With the future of Sudbury’s only sanctioned supervised consumption site in jeopardy, Réseau ACCESS Network has launched a public advocacy effort to keep it open.

“The Spot has been a beacon of hope and support for many in the community, providing essential services to those in need,” the petition reads. 

“It has been instrumental in reducing overdose deaths, helping prevent the transmission of diseases, and connecting individuals with crucial social and health-care services. Investing in harm reduction services is a proven cost-effective strategy that not only saves lives but also reduces health-care expenditures.”

Réseau ACCESS Network operates The Spot, located at 24 Energy Court behind the Lorne Street Beer Store.
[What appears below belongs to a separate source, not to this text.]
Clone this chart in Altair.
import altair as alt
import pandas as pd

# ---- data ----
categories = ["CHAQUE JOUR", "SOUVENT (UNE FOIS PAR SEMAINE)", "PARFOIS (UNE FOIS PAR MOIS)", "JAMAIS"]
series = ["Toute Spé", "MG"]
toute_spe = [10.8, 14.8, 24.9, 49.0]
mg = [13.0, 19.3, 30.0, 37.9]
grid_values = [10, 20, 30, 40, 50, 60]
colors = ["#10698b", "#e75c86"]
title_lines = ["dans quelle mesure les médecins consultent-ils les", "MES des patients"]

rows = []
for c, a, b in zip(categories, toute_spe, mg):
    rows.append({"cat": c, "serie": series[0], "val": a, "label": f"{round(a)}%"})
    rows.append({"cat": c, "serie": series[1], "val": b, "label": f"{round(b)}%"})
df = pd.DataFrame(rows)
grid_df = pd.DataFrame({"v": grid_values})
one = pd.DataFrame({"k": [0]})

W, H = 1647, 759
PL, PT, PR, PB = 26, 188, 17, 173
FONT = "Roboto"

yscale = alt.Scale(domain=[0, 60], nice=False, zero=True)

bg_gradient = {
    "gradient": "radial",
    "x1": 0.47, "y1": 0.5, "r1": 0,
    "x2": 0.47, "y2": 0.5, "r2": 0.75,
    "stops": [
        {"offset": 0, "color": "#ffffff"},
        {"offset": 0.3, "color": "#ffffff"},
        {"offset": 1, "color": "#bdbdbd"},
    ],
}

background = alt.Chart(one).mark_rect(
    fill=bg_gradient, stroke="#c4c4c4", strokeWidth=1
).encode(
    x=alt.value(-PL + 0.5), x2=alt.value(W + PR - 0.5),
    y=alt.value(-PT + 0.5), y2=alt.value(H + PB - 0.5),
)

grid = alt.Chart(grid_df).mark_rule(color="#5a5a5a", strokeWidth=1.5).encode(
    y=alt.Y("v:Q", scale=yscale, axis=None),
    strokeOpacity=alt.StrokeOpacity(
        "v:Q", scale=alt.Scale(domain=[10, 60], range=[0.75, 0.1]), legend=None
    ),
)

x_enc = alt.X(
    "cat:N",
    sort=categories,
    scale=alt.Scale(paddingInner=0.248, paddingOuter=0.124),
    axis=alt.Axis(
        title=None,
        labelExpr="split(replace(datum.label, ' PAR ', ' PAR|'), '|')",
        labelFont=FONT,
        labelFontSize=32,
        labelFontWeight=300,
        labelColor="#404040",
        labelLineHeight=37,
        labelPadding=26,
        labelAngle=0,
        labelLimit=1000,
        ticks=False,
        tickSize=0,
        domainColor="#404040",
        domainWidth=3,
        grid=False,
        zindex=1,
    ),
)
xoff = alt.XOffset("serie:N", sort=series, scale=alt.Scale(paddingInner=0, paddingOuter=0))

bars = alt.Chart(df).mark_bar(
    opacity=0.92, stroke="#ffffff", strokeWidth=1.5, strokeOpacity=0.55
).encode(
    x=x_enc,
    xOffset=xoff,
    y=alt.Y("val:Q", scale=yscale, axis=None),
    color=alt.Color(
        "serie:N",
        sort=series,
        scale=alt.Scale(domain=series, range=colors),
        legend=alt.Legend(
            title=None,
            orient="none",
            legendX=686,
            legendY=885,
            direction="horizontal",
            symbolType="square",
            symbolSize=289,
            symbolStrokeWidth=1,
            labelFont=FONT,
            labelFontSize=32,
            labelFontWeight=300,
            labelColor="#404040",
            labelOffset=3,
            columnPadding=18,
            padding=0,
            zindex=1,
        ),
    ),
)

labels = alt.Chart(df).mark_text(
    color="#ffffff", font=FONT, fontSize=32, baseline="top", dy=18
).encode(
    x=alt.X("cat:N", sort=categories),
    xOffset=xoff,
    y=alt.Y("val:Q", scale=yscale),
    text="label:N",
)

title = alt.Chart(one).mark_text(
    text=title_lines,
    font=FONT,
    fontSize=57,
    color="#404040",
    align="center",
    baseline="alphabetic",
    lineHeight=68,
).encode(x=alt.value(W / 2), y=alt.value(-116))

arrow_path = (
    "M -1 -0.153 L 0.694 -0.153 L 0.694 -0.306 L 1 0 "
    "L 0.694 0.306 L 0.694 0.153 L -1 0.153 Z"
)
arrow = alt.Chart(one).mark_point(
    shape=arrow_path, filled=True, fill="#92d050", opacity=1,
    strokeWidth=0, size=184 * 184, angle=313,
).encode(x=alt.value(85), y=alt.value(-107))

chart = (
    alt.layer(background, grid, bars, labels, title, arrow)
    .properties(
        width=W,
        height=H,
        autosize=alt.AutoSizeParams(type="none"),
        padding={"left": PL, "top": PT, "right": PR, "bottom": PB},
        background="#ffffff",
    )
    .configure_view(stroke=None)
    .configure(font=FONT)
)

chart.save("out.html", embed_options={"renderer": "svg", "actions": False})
Greater Sudbury city council voted in 2021 to commit $1.1 million per year in funding toward the site on a temporary basis for three years, despite health care being a provincial jurisdiction.

“We have to look at the bigger picture,” Ward 6 Coun. René Lapierre said at the time. ”In 2019 and 2020, there were more than 160 fatalities due to opioids. We’re asking for a million dollars for a couple of years to try to reduce that. This is a three-year cost for us, and I as a councillor, as a resident, am willing to eat that.”

There have been at least 483 people in the Greater Sudbury area who have died from opioid toxicity since 2013, and there was a 346-per-cent increase between 2018 and 2022, during which the annual death rate jumped from 26 to 116.

The supervised consumption site opened in September 2022, offering people injecting substances with nearby medical assistance and drug testing services to ensure what they’re using is what they intend. The site received more than 1,000 visits in its first year.

Although the city’s elected officials and local NDP MPPs have advocated for provincial funding, none has come. 

The City of Greater Sudbury’s draft budget, which will be tabled Nov. 15 and debated by city council in December, will not include funding for the supervised consumption site.

Sudbury.com has reached out to all 13 members of Greater Sudbury city council to see whether they intend to vote in favour of using municipal funds to keep the site open. An article summarizing their responses will be published in the coming days.

Earlier this month, 16 workers at the supervised consumption site were put on notice that they will likely be losing their jobs on Dec. 31. 

Meanwhile, the provincial government has put all funding applications for supervised consumption sites on hold while they develop new safety protocols following a shooting outside of a site in Toronto in July. 

Réseau ACCESS Network executive director Heidi Eisenhauer has called the shooting a scapegoat used by the province to not fund sites.

"We recognize we've lost hundreds and hundreds of lives here in Sudbury, and this is a crisis,” she told The Trillium, describing the politicians who stood up to applaud the decision to pause future funding as “shameful.”